Behind The Drawings: The Making Of Pe’er Halachah
| December 1, 2010
I remember Rav Dovid Hirsch from our days together in yeshivah. The sugya was Shnayim Ochazim B’Tallis (at the beginning of Bava Metzia) and we were all struggling with the Gemara and the intricate commentaries of the Rishonim and Acharonim. Sometimes the basic facts of the case were not entirely clear from the text — how much of the tallis each litigant was grasping how much they would be awarded by beis din and why. But Dovid had it all worked out — in drawings. The drawings were not only charming they helped to resolve our doubts and clarify the sugya.
We were the first to benefit from his diligent doodling. Before many years were to pass thousands of others would join us. It was to become his unique path in avodas Hashem and an expression of the meticulousness in mitzvah performance that has become the signature of our generation.
As Rav Hirsch describes it in his introduction to Pe’er Halachah Al Arba’as HaMinim the impetus for his work arose from a desire to clarify halachos.

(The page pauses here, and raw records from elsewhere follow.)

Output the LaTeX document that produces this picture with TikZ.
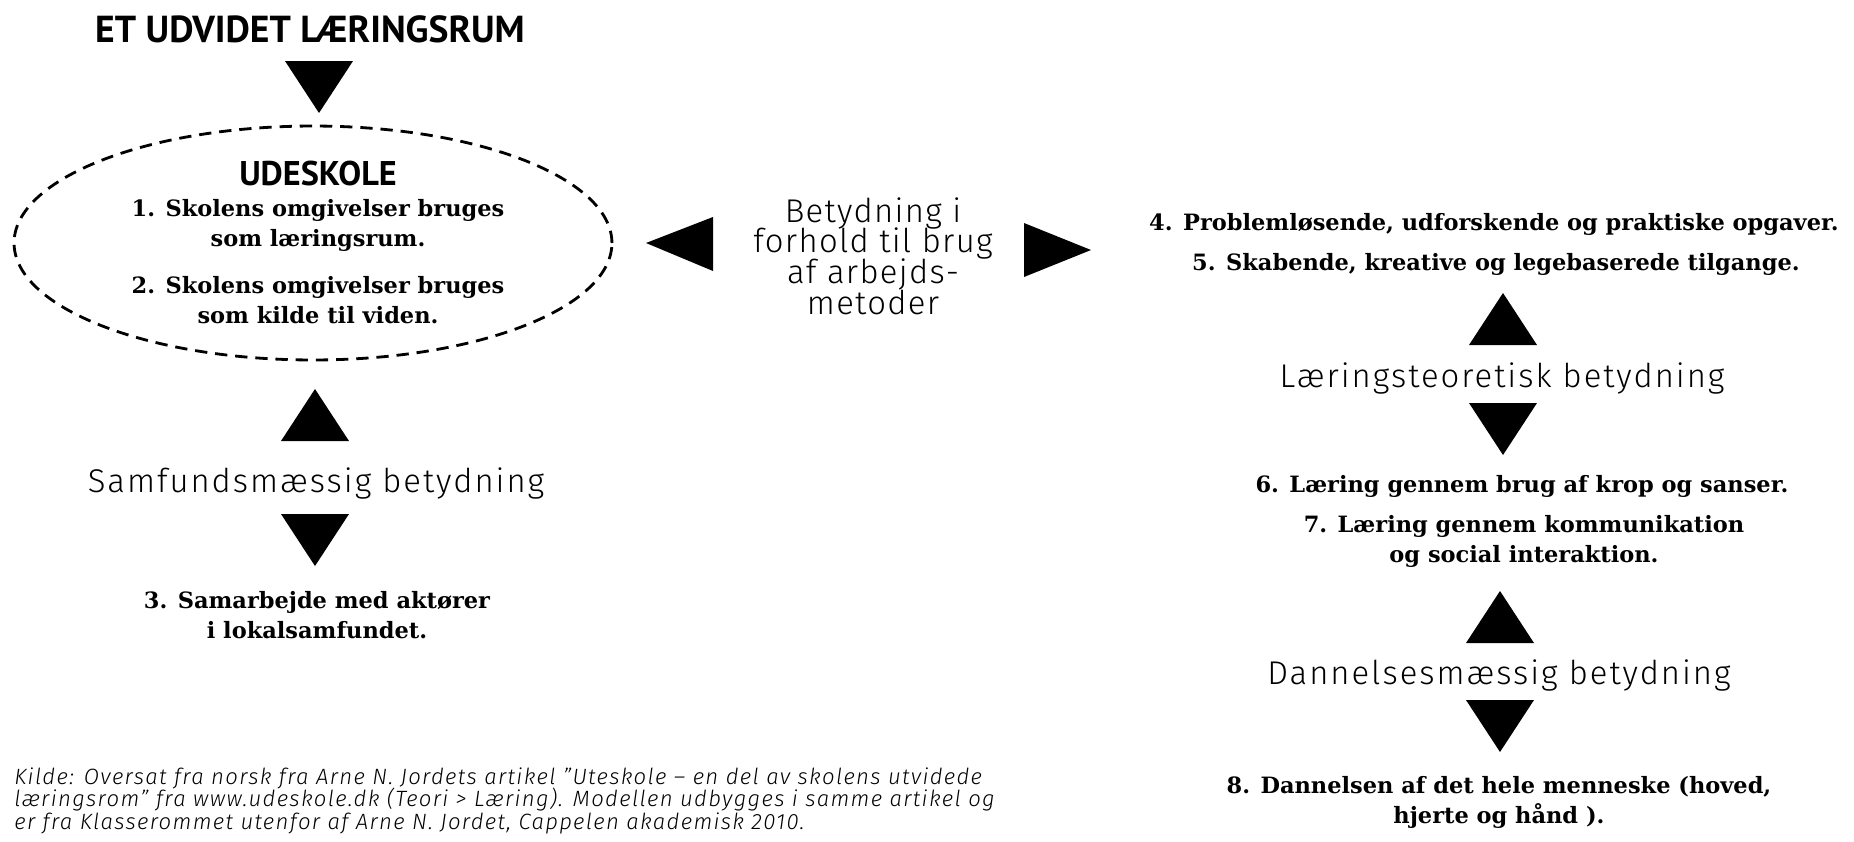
\documentclass[tikz,border=0pt]{standalone}
\usepackage{fontspec}
\setmainfont{DejaVu Serif}
\newfontfamily\headfont{PT Sans}
\IfFontExistsTF{Fira Sans Light}
	{\newfontfamily\labelfont{Fira Sans Light}[LetterSpace=6]}
	{\newfontfamily\labelfont{Fira Sans}[LetterSpace=6]}
\usetikzlibrary{positioning}
\usetikzlibrary{shapes.geometric}
\newcommand{\tridown}[1]{\fill (#1) +(-34,0) -- +(34,0) -- +(0,52) -- cycle;}
\newcommand{\triup}[1]{\fill (#1) +(-34,0) -- +(34,0) -- +(0,-52) -- cycle;}
\newcommand{\tightlines}{\lineskiplimit=-20pt\relax}

\begin{document}
\begin{tikzpicture}[x=0.02cm,y=-0.02cm,
every node/.style={inner sep=0pt,anchor=base},
item/.style={align=center,font=\bfseries\fontsize{12.8}{17}\selectfont},
lbl/.style={align=center,font={\labelfont\fontsize{18.7}{17}\selectfont\tightlines}},
head/.style={font=\headfont\bfseries\fontsize{#1}{#1}\selectfont},
ring/.style={draw,ellipse,line width=1.6pt,dash pattern=on 7pt off 4.5pt}]
\useasboundingbox (0,0) rectangle (1854,842);
\fill[white] (0,0) rectangle (1854,842);

%left column (multi line nodes sit on their last line)
\node[head=21.4] (t) at (310,42) {ET UDVIDET LÆRINGSRUM};
\node[ring,minimum width=11.96cm,minimum height=4.68cm,anchor=center] (e) at (313,243) {};
\node[head=19.5] (u) at (318,185) {UDESKOLE};
\node[item] (1) at (318,246) {1. Skolens omgivelser bruges\\som læringsrum.};
\node[item] (2) at (318,323) {2. Skolens omgivelser bruges\\som kilde til viden.};
\node[lbl] (s) at (316,492) {Samfundsmæssig betydning};
\node[item] (3) at (317,638) {3. Samarbejde med aktører\\i lokalsamfundet.};

%middle
\node[lbl,font={\labelfont\addfontfeatures{LetterSpace=4}\fontsize{18.7}{17.4}\selectfont\tightlines}] (m) at (873,314)
	{Betydning i\\forhold til brug\\af arbejds-\\metoder};

%right column
\node[item] (4) at (1494,230) {4. Problemløsende, udforskende og praktiske opgaver.};
\node[item] (5) at (1496,270) {5. Skabende, kreative og legebaserede tilgange.};
\node[lbl] (l) at (1502,387) {Læringsteoretisk betydning};
\node[item] (6) at (1522,492) {6. Læring gennem brug af krop og sanser.};
\node[item] (7) at (1524,562) {7. Læring gennem kommunikation\\og social interaktion.};
\node[lbl] (d) at (1499,684) {Dannelsesmæssig betydning};
\node[item] (8) at (1499,823) {8. Dannelsen af det hele menneske (hoved,\\hjerte og hånd ).};

%source
\node[align=left,anchor=base west,font={\labelfont\itshape\fontsize{12.6}{12.6}\selectfont\tightlines}] (k) at (14,829)
	{Kilde: Oversat fra norsk fra Arne N. Jordets artikel ”Uteskole – en del av skolens utvidede\\
	læringsrom” fra www.udeskole.dk (Teori > Læring). Modellen udbygges i samme artikel og\\
	er fra Klasserommet utenfor af Arne N. Jordet, Cappelen akademisk 2010.};

%pointers
\foreach \x/\y in {319/61,315/514,1503/403,1500/700}
	{\coordinate (dn) at (\x,\y); \tridown{dn}}
\foreach \x/\y in {315/441,1503/345,1500/643}
	{\coordinate (up) at (\x,\y); \triup{up}}
\fill (646,243) -- (713,217) -- (713,271) -- cycle;
\fill (1091,250) -- (1024,223) -- (1024,277) -- cycle;
\end{tikzpicture}
\end{document}
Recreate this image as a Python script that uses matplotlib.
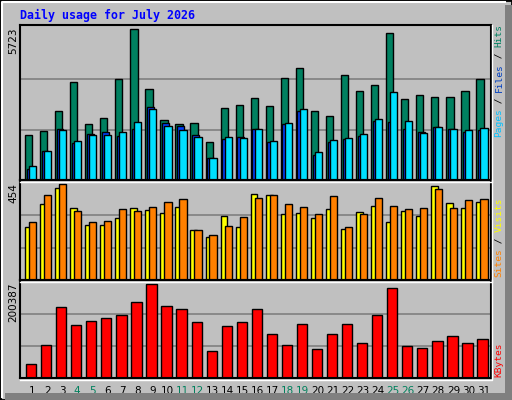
import matplotlib
matplotlib.use("Agg")
import matplotlib.pyplot as plt
from matplotlib.patches import Rectangle
from matplotlib.lines import Line2D

days = list(range(1, 32))
weekend_days = [4, 5, 11, 12, 18, 19, 25, 26]
hits = [1701, 1857, 2597, 3726, 2129, 2363, 3842, 5723, 3453, 2285, 2129, 2168, 1429, 2713, 2830, 3103,
        2791, 3881, 4232, 2597, 2441, 3959, 3375, 3609, 5555, 3064, 3219, 3142, 3142, 3375, 3842]
files = [417, 1117, 1935, 1401, 1740, 1818, 1662, 1946, 2752, 2168, 2052, 1701, 845, 1545, 1623, 1935,
         1429, 2129, 2597, 962, 1429, 1545, 1662, 2246, 2207, 1935, 1818, 2013, 1935, 1818, 1896]
pages = [533, 1117, 1896, 1468, 1701, 1701, 1818, 2207, 2674, 2052, 1896, 1623, 845, 1623, 1584, 1935,
         1468, 2168, 2674, 1078, 1507, 1584, 1740, 2324, 3336, 2246, 1779, 2013, 1935, 1896, 1974]
visits = [252, 360, 434, 341, 262, 262, 291, 341, 331, 316, 345, 237, 202, 301, 252, 405,
          400, 311, 316, 291, 336, 242, 321, 350, 276, 326, 301, 444, 365, 341, 370]
sites = [276, 400, 454, 326, 276, 281, 336, 326, 345, 370, 385, 237, 212, 257, 296, 390,
         400, 360, 345, 311, 395, 252, 311, 390, 350, 336, 341, 429, 341, 380, 385]
kbytes = [30830, 70460, 151900, 112300, 121100, 127700, 134300, 162900, 200387, 154100, 147500, 118900,
          57250, 110100, 118900, 147500, 94690, 70460, 114500, 61660, 94690, 114500, 74870, 134300,
          191600, 68260, 63860, 79270, 90280, 74870, 83680]

W, H = 512, 400
BG = "#C0C0C0"
fig = plt.figure(figsize=(W / 100, H / 100), dpi=100, facecolor=BG)

def fx(x): return x / W
def fy(y): return 1 - y / H

# bevel border
fig.patches.append(Rectangle((0, 0), 1, 1, transform=fig.transFigure, fill=False, ec="black", lw=2))
fig.lines.append(Line2D([fx(2), fx(2), fx(505)], [fy(397), fy(2), fy(2)], transform=fig.transFigure, color="white", lw=1.5))
fig.patches.append(Rectangle((fx(505), 0), fx(7), fy(5), transform=fig.transFigure, color="#808080", lw=0))
fig.patches.append(Rectangle((fx(5), 0), fx(505), fy(393), transform=fig.transFigure, color="#808080", lw=0))

fig.text(fx(20), fy(15), "Daily usage for July 2026", color="#0000FF", fontsize=8.4,
         fontweight="bold", family="DejaVu Sans Mono", va="center", ha="left")

panels = [(25, 180), (180, 280), (280, 378)]
L, R = 20, 491
axes = []
for (t, b) in panels:
    ax = fig.add_axes([fx(L), fy(b), fx(R - L), (b - t) / H])
    ax.set_facecolor(BG)
    ax.set_xlim(0, 31.3)
    for s in ax.spines.values():
        s.set_color("black"); s.set_linewidth(1.5)
    ax.set_xticks([]); ax.set_yticks([])
    axes.append(ax)
    fig.lines.append(Line2D([fx(L), fx(R + 1), fx(R + 1)], [fy(b + 1.5), fy(b + 1.5), fy(t)],
                            transform=fig.transFigure, color="white", lw=1))

x0 = [i for i in range(31)]
ek = dict(edgecolor="black", linewidth=1)

def grid(ax, top):
    for f in (1 / 3, 2 / 3):
        ax.axhline(top * f, color="#808080", lw=1.2, zorder=0)

ax = axes[0]
top = max(hits) / 0.975
ax.set_ylim(0, top); grid(ax, max(hits) * 1.0)
ax.bar([i + 0.33 for i in x0], hits, width=0.48, align="edge", color="#008060", **ek)
ax.bar([i + 0.44 for i in x0], files, width=0.45, align="edge", color="#0040FF", **ek)
ax.bar([i + 0.59 for i in x0], pages, width=0.48, align="edge", color="#00E0FF", **ek)

ax = axes[1]
top = max(sites) / 0.96
ax.set_ylim(0, top); grid(ax, max(sites) * 1.01)
ax.bar([i + 0.33 for i in x0], visits, width=0.45, align="edge", color="#FFFF00", **ek)
ax.bar([i + 0.59 for i in x0], sites, width=0.48, align="edge", color="#FF8000", **ek)

ax = axes[2]
top = max(kbytes) / 0.96
ax.set_ylim(0, top); grid(ax, max(kbytes) * 1.02)
ax.bar([i + 0.40 for i in x0], kbytes, width=0.68, align="edge", color="#FF0000", **ek)
ax.set_xticks([i + 0.8 for i in x0])
ax.set_xticklabels([str(d) for d in days], fontsize=7.5, family="DejaVu Sans")
ax.tick_params(axis="x", length=0, pad=6)
for lab, d in zip(ax.get_xticklabels(), days):
    lab.set_color("#00805C" if d in weekend_days else "black")

# max labels
for (t, b), txt in zip(panels, ["5723", "454", "200387"]):
    fig.text(fx(13), fy(t + 3), txt, rotation=90, fontsize=7.5, family="DejaVu Sans",
             va="top", ha="center", color="black")

# right labels
CW = 5.6
def vlabel(ybottom, pieces):
    y = ybottom
    for txt, col in pieces:
        fig.text(fx(499), fy(y), txt, rotation=90, fontsize=6.8, family="DejaVu Sans Mono",
                 color=col, va="bottom", ha="center")
        y -= len(txt) * CW

vlabel(137, [("Pages", "#00C0FF"), (" / ", "black"), ("Files", "#0040C0"), (" / ", "black"), ("Hits", "#008060")])
vlabel(277, [("Sites", "#FF8000"), (" / ", "black"), ("Visits", "#FFFF00")])
vlabel(377, [("KBytes", "#FF0000")])

fig.savefig("out.png", dpi=100, facecolor=BG)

“When I was learning Perek Lulav HaGazul and Hilchos Arba’as HaMinim without even thinking about it I would draw little pictures for myself in the margins of the page to help me remember ... I wanted to see with my own eyes what exactly was the meaning of murkav al shneihem of a hadas according to the Rosh? What was the exact location of the chotem of an esrog according to the Rif Rosh and Rambam respectively? Where is the tiyomes of the lulav according to the Shulchan Aruch and the Rema respectively? The little drawings accumulated until it reached the point where my friends and rebbeim encouraged me to refine and complete them and gather them into a sefer for the benefit of everyone learning those sugyos as it says in the Gemara (Shabbos 104a): “Make simanim for the Torah and acquire it.”